Lesson 1: Without metadata, your data records will not make it into history

While there are still plenty of quipus around, there is no meta-data device that would allow deciphering the data. The Incas themselves apparently learned the ropes (forgive the pun) via oral traditions. There was a specialized class of accountants called quipucamayocs. Quipucamayocs were a distinct class of people (all male), apparently fifty to sixty in number, that knew how to encode and decode the accounting data.

Quipucamayocs - the data managers of the Inkas

We can speculate that the quipucamayocs had very high job security and all sorts of perks, like residing in the few urban administrative centres of the Inca empire and not having to work the fields. While this was (probably) good for them, it was eventually not very good for the preservation of the empire’s data (so called Institutional Memory). In modern terms, replace the disruption brought on by the conquistadors with, e.g., a merger or acquisition event affecting a commercial entity (barbarians at the gate) and you have the conditions for some serious legacy database problems.

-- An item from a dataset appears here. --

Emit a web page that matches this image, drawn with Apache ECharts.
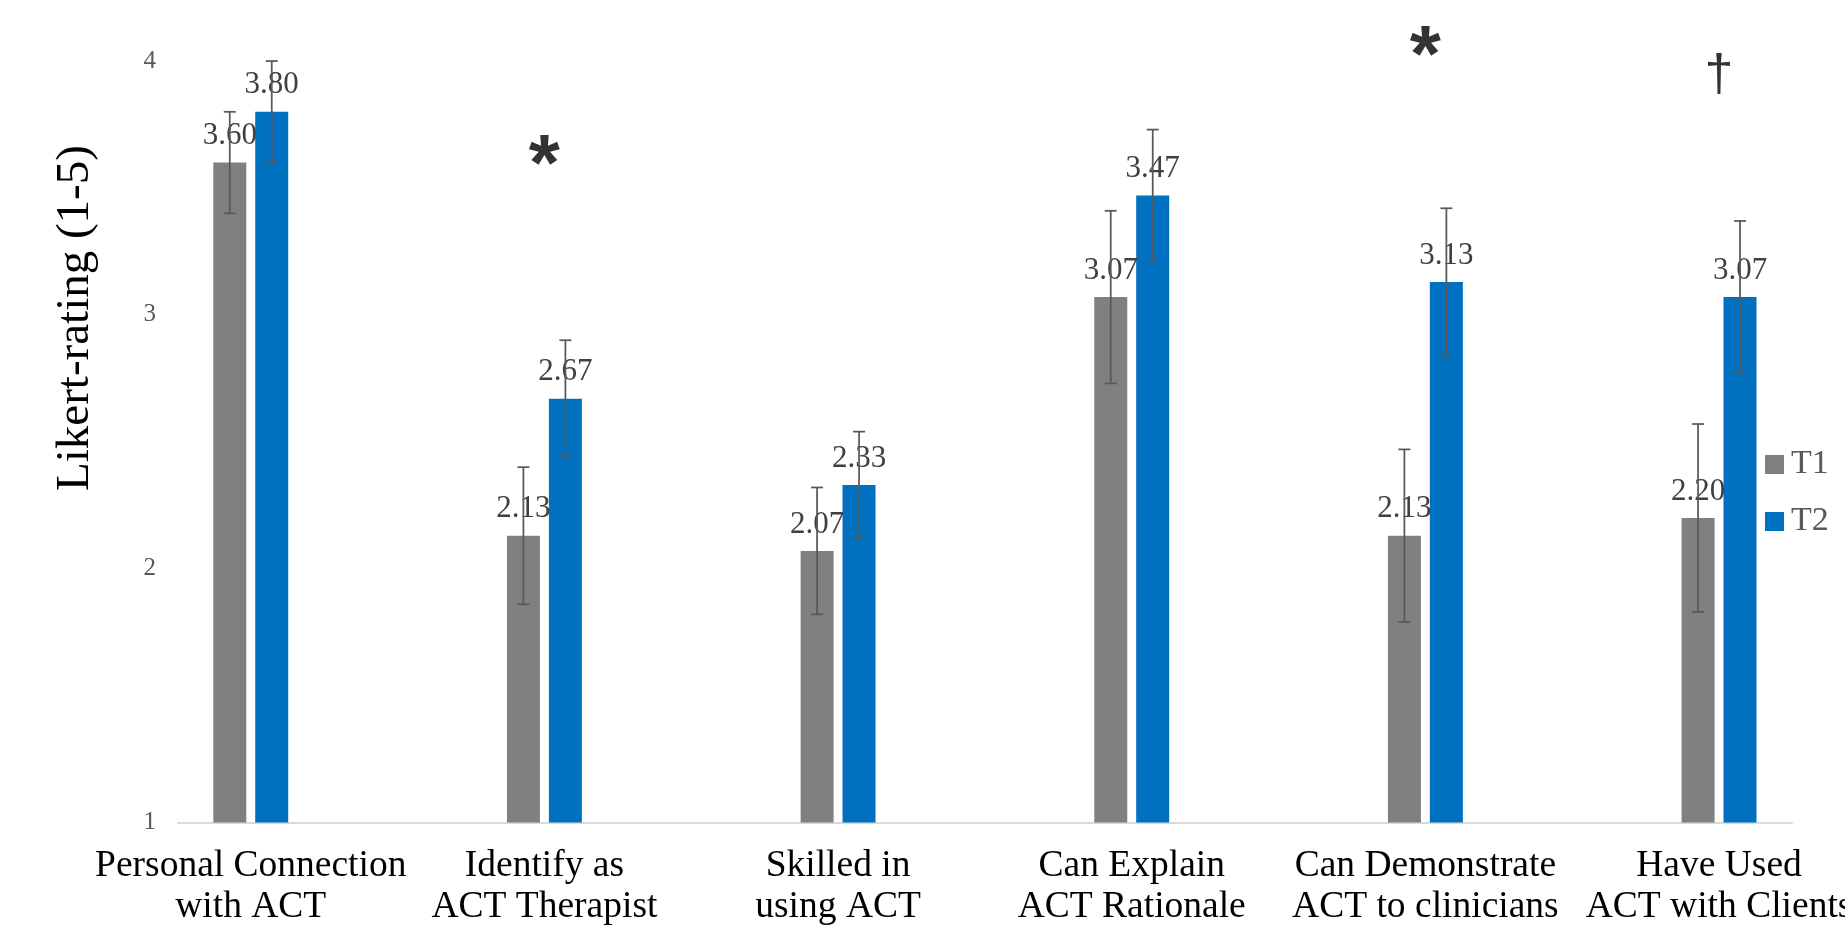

Database metadata is the information that describes the structure, organization, and characteristics of data within a database. In a relational database it includes details like the table names, the column data types and the relationships between data. How could the Incas have achieved describing the Quipu metadata given that they were lacking writing systems in the first place? One can let the imagination run wild, but a physical Rosetta Stone that would e.g., have side-by-side depictions of Quipu configurations along side pictograms representing the situations being recorded might have done the job.

Lesson 2: Human readable encoding of data is advantageous

While we don’t know what the numbers encoded, we know through the work of the Aschers (a pioneering couple of ethnomathematicians that studied extensively the Quipus) and others, that they were using a decimal system. For example the number 42 would be represented by four short type knots and two long type knots. In other words, anybody can immediately make sense of the data (in fact literally!). Tactile representation of data is the ultimate in accessibility.

Why would one today need human inspection of data in the first place? A key reason which often motivates inspection of data is data quality (or the lack thereof) and the need for human intelligence and context awareness to assess whether a given data set is fit for purpose. In modern computing systems a choice for low level binary encoding has been made long ago to optimally match the properties of silicon digital devices. Yet there is still considerable freedom on how to represent information at higher level (e.g. in files or document databases). For example one can use the verbose XML format or the more terse (and more readable by humans) JSON format. While both XML And JSON are equally readable from a machine perspective, the latter is more suitable for human consumption and hence preferred when human interaction with the data is required.

But readability may come with a cost (and there is potentially an implicit conflict here with Lesson 1). Namely The reason XML and other related concepts such as RDF are less easily readable is because the integrate a lot of additional information (they are self-documenting).

Lesson 3: A document store is more flexible than the classic relational database

If you look at a Quipu more closely (image below) you see that:

  • all of its strands are tied on one side only
  • the length of each strand may vary
Quipu closeup

Thinking in terms of a standard database you might be tempted to think of each Quipu “instance” as one giant database table and each of its strands as one row of data. But the flexibility of the untied end means that the schema can be modified very easily. The structure is more akin to a graph database or a document database than a table. For example if a new crop has been planted that needs larger numbers to be accounted for (and we thus need more space per each village record), we can simply start attaching longer strands!

This reminds us that the growing popularity of so-called NoSQL databases was for similar reasons: offering more flexibility when modifying the schema of the database. On the other hand we can see why insisting on controlled uniformity (here uniform length of strings) might carry less cognitive load and thus allow working with significantly larger-sized Quipus.

Lesson 4: There is ancient logic to append-only databases

It is thought that the Quipus were write-only. It sounds indeed plausible that whatever the usage pattern of the Quipus, it did not involve untying knots (except possibly when an egregious recording error was made). In other words, out of the well-known database CRUD operation set (create, read, update, and delete), the Incas had effectively dropped the Update operation. The Delete operation probably involved chucking the strand or maybe tying a delete (ignore) tag at its end. Hence the Incas had a drastically simplified the set of data operations, which reminds us of the rising popularity of the append-only technologies.

People who grew up while the size of hard disks and RAM where still counted in M’s (megabytes) might be horrified with the idea of a database that only grows and never updates! But we have moved since quite a few logarithmic scale letters (from Mega -> Giga -> Tera -> Peta -> Exa). Append-only database might be the most robust solution for some data applications.

There you have it, from the depths of time, timeless advice (or at least food-for-thought) on how to design the database technologies of the future!